Code that draws figures

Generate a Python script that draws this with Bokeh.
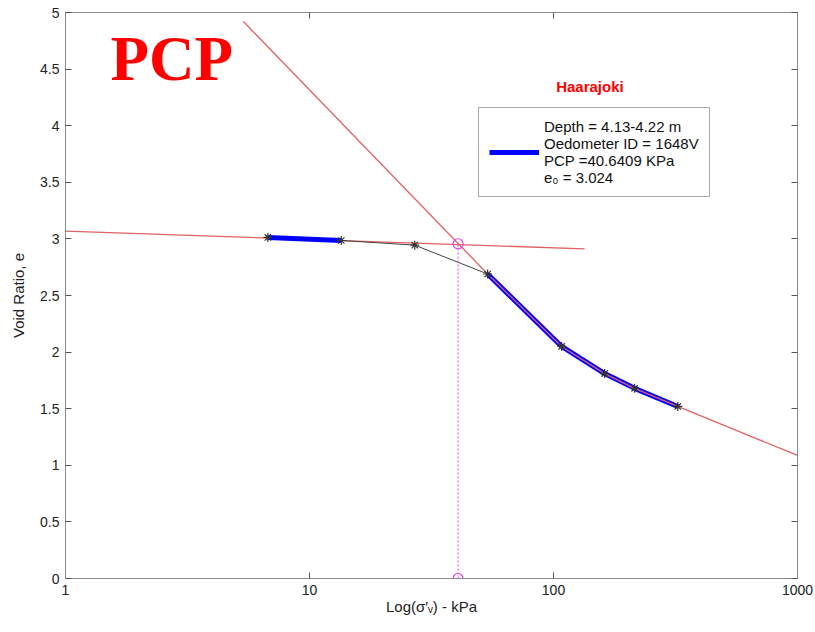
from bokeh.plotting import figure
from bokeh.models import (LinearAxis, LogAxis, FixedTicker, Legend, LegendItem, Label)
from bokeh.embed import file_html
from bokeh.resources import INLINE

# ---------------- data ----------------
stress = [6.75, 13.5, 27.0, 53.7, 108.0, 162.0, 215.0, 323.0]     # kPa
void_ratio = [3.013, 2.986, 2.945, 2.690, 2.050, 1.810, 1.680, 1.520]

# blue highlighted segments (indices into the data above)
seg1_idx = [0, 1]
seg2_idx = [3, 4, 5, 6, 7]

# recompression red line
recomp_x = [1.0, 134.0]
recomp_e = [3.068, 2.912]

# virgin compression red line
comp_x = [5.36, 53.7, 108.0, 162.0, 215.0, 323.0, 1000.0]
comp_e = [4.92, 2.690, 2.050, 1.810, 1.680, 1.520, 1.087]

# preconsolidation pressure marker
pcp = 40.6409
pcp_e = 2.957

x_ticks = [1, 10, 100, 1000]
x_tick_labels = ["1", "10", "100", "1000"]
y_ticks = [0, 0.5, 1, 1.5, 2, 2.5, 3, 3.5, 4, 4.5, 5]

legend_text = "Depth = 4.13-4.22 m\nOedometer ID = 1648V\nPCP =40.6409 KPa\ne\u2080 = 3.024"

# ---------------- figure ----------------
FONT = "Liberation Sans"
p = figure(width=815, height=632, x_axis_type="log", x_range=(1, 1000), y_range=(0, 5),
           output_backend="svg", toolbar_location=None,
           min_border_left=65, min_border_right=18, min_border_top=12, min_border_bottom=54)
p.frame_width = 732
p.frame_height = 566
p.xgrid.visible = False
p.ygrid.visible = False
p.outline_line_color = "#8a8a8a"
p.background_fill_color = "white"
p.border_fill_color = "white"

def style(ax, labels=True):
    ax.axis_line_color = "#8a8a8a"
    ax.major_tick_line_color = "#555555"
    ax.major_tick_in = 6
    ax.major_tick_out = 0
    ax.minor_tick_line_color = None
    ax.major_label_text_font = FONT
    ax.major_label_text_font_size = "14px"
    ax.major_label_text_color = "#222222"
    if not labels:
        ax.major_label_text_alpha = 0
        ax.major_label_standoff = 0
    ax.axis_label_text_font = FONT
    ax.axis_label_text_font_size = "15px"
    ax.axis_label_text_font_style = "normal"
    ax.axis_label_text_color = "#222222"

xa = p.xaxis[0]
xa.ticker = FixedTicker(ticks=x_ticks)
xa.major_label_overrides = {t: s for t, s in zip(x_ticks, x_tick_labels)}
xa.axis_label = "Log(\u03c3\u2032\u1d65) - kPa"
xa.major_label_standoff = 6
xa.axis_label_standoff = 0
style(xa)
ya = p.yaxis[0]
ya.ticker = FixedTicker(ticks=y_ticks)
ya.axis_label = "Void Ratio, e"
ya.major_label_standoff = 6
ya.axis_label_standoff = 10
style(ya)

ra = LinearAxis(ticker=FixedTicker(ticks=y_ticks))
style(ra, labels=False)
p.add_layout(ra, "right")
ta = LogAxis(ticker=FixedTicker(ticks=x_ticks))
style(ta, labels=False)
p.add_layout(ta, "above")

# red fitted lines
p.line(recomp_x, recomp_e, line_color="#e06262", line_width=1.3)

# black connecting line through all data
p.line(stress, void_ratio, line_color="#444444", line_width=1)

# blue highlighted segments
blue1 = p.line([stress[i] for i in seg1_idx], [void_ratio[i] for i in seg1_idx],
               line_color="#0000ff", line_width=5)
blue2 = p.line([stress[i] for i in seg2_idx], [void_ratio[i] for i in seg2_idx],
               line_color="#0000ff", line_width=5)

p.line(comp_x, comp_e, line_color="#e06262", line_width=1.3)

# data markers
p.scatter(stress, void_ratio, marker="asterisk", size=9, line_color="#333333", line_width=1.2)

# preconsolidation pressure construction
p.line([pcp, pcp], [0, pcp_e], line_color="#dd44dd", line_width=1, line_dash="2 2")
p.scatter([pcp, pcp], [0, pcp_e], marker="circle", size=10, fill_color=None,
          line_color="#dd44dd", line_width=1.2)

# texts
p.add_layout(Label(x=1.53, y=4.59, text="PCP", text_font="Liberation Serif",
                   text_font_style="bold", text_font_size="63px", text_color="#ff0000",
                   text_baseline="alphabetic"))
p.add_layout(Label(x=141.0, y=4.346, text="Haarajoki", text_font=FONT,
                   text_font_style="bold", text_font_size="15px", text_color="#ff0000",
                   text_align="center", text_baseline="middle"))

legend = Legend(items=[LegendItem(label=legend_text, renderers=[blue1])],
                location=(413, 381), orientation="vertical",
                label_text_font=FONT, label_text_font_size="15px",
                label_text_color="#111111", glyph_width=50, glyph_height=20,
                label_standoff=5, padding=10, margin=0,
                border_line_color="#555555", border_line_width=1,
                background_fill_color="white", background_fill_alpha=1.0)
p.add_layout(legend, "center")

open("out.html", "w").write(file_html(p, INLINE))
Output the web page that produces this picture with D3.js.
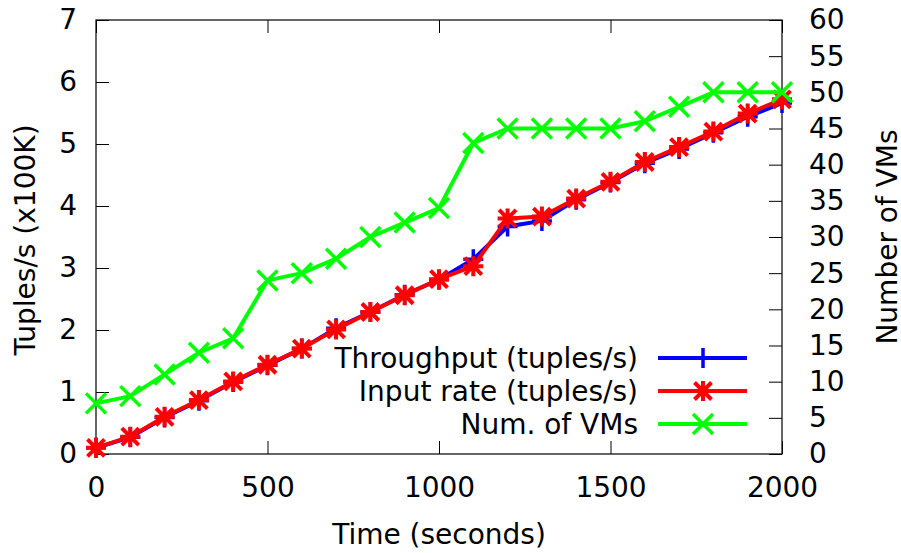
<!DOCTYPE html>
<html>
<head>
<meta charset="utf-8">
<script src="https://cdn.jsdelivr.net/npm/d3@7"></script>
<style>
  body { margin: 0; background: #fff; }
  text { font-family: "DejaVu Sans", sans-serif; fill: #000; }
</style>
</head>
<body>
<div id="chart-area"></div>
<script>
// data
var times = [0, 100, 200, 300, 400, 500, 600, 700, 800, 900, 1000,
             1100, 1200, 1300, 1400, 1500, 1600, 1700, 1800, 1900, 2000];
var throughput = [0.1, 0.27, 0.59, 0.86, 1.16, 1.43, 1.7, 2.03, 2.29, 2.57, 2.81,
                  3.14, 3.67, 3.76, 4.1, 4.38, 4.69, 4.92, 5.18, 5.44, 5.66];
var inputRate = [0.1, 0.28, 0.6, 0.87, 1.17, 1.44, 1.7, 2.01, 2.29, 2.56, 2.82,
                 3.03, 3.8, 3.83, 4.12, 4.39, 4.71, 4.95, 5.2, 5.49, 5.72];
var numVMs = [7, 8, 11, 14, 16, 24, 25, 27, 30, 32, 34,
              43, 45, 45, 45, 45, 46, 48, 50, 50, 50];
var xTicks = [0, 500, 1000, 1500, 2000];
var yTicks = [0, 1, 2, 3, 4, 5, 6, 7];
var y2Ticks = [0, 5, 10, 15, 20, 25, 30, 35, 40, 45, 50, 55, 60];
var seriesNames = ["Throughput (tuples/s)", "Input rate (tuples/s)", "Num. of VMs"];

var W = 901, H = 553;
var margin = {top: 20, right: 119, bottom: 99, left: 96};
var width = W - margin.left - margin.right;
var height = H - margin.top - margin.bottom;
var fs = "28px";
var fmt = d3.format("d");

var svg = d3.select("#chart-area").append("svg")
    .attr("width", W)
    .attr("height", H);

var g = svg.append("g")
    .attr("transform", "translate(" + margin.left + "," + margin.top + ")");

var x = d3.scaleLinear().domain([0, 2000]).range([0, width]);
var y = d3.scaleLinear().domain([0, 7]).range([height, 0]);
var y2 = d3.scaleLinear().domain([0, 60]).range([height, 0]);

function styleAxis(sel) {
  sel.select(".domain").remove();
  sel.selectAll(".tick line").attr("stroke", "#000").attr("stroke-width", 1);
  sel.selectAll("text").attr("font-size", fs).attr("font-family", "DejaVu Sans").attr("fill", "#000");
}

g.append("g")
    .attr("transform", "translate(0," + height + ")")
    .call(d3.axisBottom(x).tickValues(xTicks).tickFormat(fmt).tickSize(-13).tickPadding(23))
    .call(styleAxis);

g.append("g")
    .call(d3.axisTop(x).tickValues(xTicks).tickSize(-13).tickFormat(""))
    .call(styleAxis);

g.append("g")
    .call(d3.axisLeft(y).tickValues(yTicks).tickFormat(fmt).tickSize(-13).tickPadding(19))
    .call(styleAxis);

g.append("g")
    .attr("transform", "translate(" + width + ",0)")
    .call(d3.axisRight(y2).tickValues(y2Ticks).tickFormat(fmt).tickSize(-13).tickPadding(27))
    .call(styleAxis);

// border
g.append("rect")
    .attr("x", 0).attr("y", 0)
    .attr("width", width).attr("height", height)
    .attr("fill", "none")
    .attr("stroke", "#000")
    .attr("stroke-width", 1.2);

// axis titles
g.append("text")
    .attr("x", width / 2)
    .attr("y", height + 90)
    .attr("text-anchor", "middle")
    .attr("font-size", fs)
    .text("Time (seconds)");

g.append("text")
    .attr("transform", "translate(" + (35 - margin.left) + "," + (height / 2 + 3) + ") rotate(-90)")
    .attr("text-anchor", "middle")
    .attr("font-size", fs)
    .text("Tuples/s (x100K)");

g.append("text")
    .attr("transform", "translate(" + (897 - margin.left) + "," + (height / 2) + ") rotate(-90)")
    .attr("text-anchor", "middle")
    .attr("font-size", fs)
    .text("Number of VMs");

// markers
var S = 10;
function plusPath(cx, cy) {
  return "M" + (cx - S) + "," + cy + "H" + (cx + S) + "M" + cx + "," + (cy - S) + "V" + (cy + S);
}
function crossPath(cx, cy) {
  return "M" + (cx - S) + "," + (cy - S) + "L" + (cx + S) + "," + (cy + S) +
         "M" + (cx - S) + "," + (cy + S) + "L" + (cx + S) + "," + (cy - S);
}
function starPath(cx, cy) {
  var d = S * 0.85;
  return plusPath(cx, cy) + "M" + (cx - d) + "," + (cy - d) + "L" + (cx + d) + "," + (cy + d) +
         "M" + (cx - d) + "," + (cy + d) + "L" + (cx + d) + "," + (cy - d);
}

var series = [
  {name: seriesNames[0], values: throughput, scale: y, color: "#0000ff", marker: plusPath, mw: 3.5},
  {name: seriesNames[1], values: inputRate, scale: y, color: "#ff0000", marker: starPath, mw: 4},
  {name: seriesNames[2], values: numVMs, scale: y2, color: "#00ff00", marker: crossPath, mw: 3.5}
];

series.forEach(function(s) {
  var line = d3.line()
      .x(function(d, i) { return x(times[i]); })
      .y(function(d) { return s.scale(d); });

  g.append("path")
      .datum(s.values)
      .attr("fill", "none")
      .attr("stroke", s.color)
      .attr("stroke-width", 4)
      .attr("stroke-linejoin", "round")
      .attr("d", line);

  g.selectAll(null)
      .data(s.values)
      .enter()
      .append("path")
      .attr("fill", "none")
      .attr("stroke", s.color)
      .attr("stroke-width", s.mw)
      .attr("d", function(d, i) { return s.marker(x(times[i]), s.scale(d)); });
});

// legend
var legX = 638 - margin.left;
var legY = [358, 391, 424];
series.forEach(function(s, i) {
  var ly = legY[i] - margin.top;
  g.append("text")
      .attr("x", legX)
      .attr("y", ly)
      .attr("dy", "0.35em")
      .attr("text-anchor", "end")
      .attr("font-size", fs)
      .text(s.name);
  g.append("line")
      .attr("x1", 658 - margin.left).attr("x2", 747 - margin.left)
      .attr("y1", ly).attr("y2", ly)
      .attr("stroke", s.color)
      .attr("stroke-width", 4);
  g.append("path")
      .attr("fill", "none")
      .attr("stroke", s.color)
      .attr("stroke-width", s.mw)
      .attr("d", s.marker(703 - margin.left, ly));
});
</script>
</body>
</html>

> _WRITTEN INSTRUCTION_
Begin at the first line of the material and copy each line exactly through the one containing "recomp_e = [3.068, 2.912]". Omit pictures.

> _THE REPLY_
Generate a Python script that draws this with Bokeh.
from bokeh.plotting import figure
from bokeh.models import (LinearAxis, LogAxis, FixedTicker, Legend, LegendItem, Label)
from bokeh.embed import file_html
from bokeh.resources import INLINE

# ---------------- data ----------------
stress = [6.75, 13.5, 27.0, 53.7, 108.0, 162.0, 215.0, 323.0]     # kPa
void_ratio = [3.013, 2.986, 2.945, 2.690, 2.050, 1.810, 1.680, 1.520]

# blue highlighted segments (indices into the data above)
seg1_idx = [0, 1]
seg2_idx = [3, 4, 5, 6, 7]

# recompression red line
recomp_x = [1.0, 134.0]
recomp_e = [3.068, 2.912]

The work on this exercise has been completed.